* BEGIN Dataset excerpt *
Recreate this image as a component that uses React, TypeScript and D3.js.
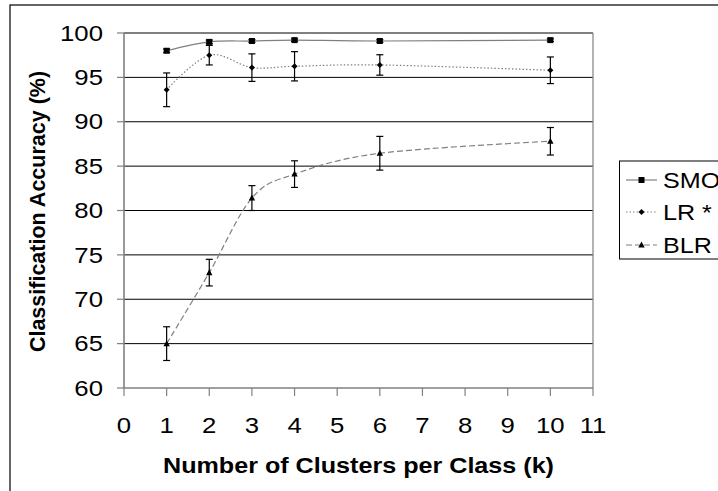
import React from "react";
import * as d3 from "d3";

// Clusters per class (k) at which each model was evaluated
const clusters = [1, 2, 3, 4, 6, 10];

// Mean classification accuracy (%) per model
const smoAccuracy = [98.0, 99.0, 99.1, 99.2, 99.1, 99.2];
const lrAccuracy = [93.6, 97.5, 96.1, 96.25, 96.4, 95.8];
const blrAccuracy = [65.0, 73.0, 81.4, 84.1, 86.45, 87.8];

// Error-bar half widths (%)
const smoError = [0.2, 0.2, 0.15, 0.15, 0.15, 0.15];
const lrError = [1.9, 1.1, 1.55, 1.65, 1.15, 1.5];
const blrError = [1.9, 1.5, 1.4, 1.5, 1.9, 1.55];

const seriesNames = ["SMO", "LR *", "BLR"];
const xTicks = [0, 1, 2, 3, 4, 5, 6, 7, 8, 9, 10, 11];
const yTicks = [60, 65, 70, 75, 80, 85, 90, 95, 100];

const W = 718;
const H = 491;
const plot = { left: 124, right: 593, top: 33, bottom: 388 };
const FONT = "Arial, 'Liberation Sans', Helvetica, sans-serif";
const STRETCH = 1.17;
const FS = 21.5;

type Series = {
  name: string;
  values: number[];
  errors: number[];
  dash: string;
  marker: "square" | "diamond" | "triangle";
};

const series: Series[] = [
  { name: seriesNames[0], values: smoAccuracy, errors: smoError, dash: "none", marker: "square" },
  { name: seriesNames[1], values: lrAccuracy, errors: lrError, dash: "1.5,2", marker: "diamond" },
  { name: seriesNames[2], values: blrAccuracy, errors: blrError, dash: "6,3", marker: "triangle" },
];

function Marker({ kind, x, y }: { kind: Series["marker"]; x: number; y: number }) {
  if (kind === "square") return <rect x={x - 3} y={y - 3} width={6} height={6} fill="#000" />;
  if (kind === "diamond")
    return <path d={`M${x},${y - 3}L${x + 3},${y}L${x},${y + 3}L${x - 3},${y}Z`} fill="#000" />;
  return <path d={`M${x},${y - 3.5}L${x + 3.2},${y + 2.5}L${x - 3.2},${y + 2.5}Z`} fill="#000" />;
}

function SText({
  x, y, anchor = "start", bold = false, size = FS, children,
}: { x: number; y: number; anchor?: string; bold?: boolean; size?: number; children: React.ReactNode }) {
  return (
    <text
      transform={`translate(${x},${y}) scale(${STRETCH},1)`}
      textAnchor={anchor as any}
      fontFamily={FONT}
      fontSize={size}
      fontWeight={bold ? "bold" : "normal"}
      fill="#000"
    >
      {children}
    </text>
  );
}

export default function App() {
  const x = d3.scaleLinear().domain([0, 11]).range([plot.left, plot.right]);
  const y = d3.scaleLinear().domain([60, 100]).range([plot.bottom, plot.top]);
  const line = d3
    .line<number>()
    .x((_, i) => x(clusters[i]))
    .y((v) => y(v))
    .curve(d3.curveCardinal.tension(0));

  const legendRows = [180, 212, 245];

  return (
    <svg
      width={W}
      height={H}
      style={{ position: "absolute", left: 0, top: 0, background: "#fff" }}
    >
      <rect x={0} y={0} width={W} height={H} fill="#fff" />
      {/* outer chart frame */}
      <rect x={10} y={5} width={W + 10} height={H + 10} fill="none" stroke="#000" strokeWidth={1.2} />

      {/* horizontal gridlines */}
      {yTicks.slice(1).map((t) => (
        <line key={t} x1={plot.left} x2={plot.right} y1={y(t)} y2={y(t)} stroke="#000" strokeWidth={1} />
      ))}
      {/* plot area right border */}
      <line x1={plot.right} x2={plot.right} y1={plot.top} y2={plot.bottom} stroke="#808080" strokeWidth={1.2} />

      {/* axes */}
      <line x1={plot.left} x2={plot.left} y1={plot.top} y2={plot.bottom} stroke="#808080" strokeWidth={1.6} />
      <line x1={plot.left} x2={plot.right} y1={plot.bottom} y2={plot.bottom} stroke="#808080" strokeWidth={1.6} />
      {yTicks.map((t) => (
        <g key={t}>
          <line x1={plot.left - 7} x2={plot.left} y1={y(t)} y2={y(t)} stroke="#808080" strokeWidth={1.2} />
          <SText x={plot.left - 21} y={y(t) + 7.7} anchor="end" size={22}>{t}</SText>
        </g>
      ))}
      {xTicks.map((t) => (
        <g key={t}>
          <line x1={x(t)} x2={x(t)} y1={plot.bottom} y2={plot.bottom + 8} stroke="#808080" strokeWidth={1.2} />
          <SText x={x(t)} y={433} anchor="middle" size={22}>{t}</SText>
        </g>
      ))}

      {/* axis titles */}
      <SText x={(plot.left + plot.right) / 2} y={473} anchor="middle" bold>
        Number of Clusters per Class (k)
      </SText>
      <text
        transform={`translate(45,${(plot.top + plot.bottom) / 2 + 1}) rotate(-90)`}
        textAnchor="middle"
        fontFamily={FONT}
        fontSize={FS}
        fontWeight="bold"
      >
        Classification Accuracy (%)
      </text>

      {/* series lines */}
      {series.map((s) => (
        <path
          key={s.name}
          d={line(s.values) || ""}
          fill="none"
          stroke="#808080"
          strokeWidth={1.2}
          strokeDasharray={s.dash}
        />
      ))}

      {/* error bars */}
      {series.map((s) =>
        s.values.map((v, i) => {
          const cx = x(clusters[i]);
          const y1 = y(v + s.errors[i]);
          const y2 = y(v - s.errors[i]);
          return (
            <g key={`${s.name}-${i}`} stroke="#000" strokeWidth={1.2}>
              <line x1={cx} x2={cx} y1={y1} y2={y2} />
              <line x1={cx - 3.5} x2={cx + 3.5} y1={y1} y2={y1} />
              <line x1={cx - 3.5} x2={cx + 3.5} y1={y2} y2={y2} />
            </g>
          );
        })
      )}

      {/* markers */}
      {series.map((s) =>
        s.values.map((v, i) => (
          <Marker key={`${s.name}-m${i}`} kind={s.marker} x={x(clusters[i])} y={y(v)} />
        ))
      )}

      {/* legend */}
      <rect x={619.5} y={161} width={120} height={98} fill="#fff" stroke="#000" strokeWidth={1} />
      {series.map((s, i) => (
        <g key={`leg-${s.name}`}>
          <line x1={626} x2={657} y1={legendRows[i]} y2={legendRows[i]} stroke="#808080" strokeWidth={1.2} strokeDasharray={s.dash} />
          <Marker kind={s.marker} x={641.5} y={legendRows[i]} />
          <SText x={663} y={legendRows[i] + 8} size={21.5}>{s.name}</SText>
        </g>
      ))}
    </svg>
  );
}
* END Dataset excerpt *
§ Task requirements
Reproduce the full listing faithfully, but do not carry over any pictures.

§ Response
Recreate this image as a component that uses React, TypeScript and D3.js.
import React from "react";
import * as d3 from "d3";

// Clusters per class (k) at which each model was evaluated
const clusters = [1, 2, 3, 4, 6, 10];

// Mean classification accuracy (%) per model
const smoAccuracy = [98.0, 99.0, 99.1, 99.2, 99.1, 99.2];
const lrAccuracy = [93.6, 97.5, 96.1, 96.25, 96.4, 95.8];
const blrAccuracy = [65.0, 73.0, 81.4, 84.1, 86.45, 87.8];

// Error-bar half widths (%)
const smoError = [0.2, 0.2, 0.15, 0.15, 0.15, 0.15];
const lrError = [1.9, 1.1, 1.55, 1.65, 1.15, 1.5];
const blrError = [1.9, 1.5, 1.4, 1.5, 1.9, 1.55];

const seriesNames = ["SMO", "LR *", "BLR"];
const xTicks = [0, 1, 2, 3, 4, 5, 6, 7, 8, 9, 10, 11];
const yTicks = [60, 65, 70, 75, 80, 85, 90, 95, 100];

const W = 718;
const H = 491;
const plot = { left: 124, right: 593, top: 33, bottom: 388 };
const FONT = "Arial, 'Liberation Sans', Helvetica, sans-serif";
const STRETCH = 1.17;
const FS = 21.5;

type Series = {
  name: string;
  values: number[];
  errors: number[];
  dash: string;
  marker: "square" | "diamond" | "triangle";
};

const series: Series[] = [
  { name: seriesNames[0], values: smoAccuracy, errors: smoError, dash: "none", marker: "square" },
  { name: seriesNames[1], values: lrAccuracy, errors: lrError, dash: "1.5,2", marker: "diamond" },
  { name: seriesNames[2], values: blrAccuracy, errors: blrError, dash: "6,3", marker: "triangle" },
];

function Marker({ kind, x, y }: { kind: Series["marker"]; x: number; y: number }) {
  if (kind === "square") return <rect x={x - 3} y={y - 3} width={6} height={6} fill="#000" />;
  if (kind === "diamond")
    return <path d={`M${x},${y - 3}L${x + 3},${y}L${x},${y + 3}L${x - 3},${y}Z`} fill="#000" />;
  return <path d={`M${x},${y - 3.5}L${x + 3.2},${y + 2.5}L${x - 3.2},${y + 2.5}Z`} fill="#000" />;
}

function SText({
  x, y, anchor = "start", bold = false, size = FS, children,
}: { x: number; y: number; anchor?: string; bold?: boolean; size?: number; children: React.ReactNode }) {
  return (
    <text
      transform={`translate(${x},${y}) scale(${STRETCH},1)`}
      textAnchor={anchor as any}
      fontFamily={FONT}
      fontSize={size}
      fontWeight={bold ? "bold" : "normal"}
      fill="#000"
    >
      {children}
    </text>
  );
}

export default function App() {
  const x = d3.scaleLinear().domain([0, 11]).range([plot.left, plot.right]);
  const y = d3.scaleLinear().domain([60, 100]).range([plot.bottom, plot.top]);
  const line = d3
    .line<number>()
    .x((_, i) => x(clusters[i]))
    .y((v) => y(v))
    .curve(d3.curveCardinal.tension(0));

  const legendRows = [180, 212, 245];

  return (
    <svg
      width={W}
      height={H}
      style={{ position: "absolute", left: 0, top: 0, background: "#fff" }}
    >
      <rect x={0} y={0} width={W} height={H} fill="#fff" />
      {/* outer chart frame */}
      <rect x={10} y={5} width={W + 10} height={H + 10} fill="none" stroke="#000" strokeWidth={1.2} />

      {/* horizontal gridlines */}
      {yTicks.slice(1).map((t) => (
        <line key={t} x1={plot.left} x2={plot.right} y1={y(t)} y2={y(t)} stroke="#000" strokeWidth={1} />
      ))}
      {/* plot area right border */}
      <line x1={plot.right} x2={plot.right} y1={plot.top} y2={plot.bottom} stroke="#808080" strokeWidth={1.2} />

      {/* axes */}
      <line x1={plot.left} x2={plot.left} y1={plot.top} y2={plot.bottom} stroke="#808080" strokeWidth={1.6} />
      <line x1={plot.left} x2={plot.right} y1={plot.bottom} y2={plot.bottom} stroke="#808080" strokeWidth={1.6} />
      {yTicks.map((t) => (
        <g key={t}>
          <line x1={plot.left - 7} x2={plot.left} y1={y(t)} y2={y(t)} stroke="#808080" strokeWidth={1.2} />
          <SText x={plot.left - 21} y={y(t) + 7.7} anchor="end" size={22}>{t}</SText>
        </g>
      ))}
      {xTicks.map((t) => (
        <g key={t}>
          <line x1={x(t)} x2={x(t)} y1={plot.bottom} y2={plot.bottom + 8} stroke="#808080" strokeWidth={1.2} />
          <SText x={x(t)} y={433} anchor="middle" size={22}>{t}</SText>
        </g>
      ))}

      {/* axis titles */}
      <SText x={(plot.left + plot.right) / 2} y={473} anchor="middle" bold>
        Number of Clusters per Class (k)
      </SText>
      <text
        transform={`translate(45,${(plot.top + plot.bottom) / 2 + 1}) rotate(-90)`}
        textAnchor="middle"
        fontFamily={FONT}
        fontSize={FS}
        fontWeight="bold"
      >
        Classification Accuracy (%)
      </text>

      {/* series lines */}
      {series.map((s) => (
        <path
          key={s.name}
          d={line(s.values) || ""}
          fill="none"
          stroke="#808080"
          strokeWidth={1.2}
          strokeDasharray={s.dash}
        />
      ))}

      {/* error bars */}
      {series.map((s) =>
        s.values.map((v, i) => {
          const cx = x(clusters[i]);
          const y1 = y(v + s.errors[i]);
          const y2 = y(v - s.errors[i]);
          return (
            <g key={`${s.name}-${i}`} stroke="#000" strokeWidth={1.2}>
              <line x1={cx} x2={cx} y1={y1} y2={y2} />
              <line x1={cx - 3.5} x2={cx + 3.5} y1={y1} y2={y1} />
              <line x1={cx - 3.5} x2={cx + 3.5} y1={y2} y2={y2} />
            </g>
          );
        })
      )}

      {/* markers */}
      {series.map((s) =>
        s.values.map((v, i) => (
          <Marker key={`${s.name}-m${i}`} kind={s.marker} x={x(clusters[i])} y={y(v)} />
        ))
      )}

      {/* legend */}
      <rect x={619.5} y={161} width={120} height={98} fill="#fff" stroke="#000" strokeWidth={1} />
      {series.map((s, i) => (
        <g key={`leg-${s.name}`}>
          <line x1={626} x2={657} y1={legendRows[i]} y2={legendRows[i]} stroke="#808080" strokeWidth={1.2} strokeDasharray={s.dash} />
          <Marker kind={s.marker} x={641.5} y={legendRows[i]} />
          <SText x={663} y={legendRows[i] + 8} size={21.5}>{s.name}</SText>
        </g>
      ))}
    </svg>
  );
}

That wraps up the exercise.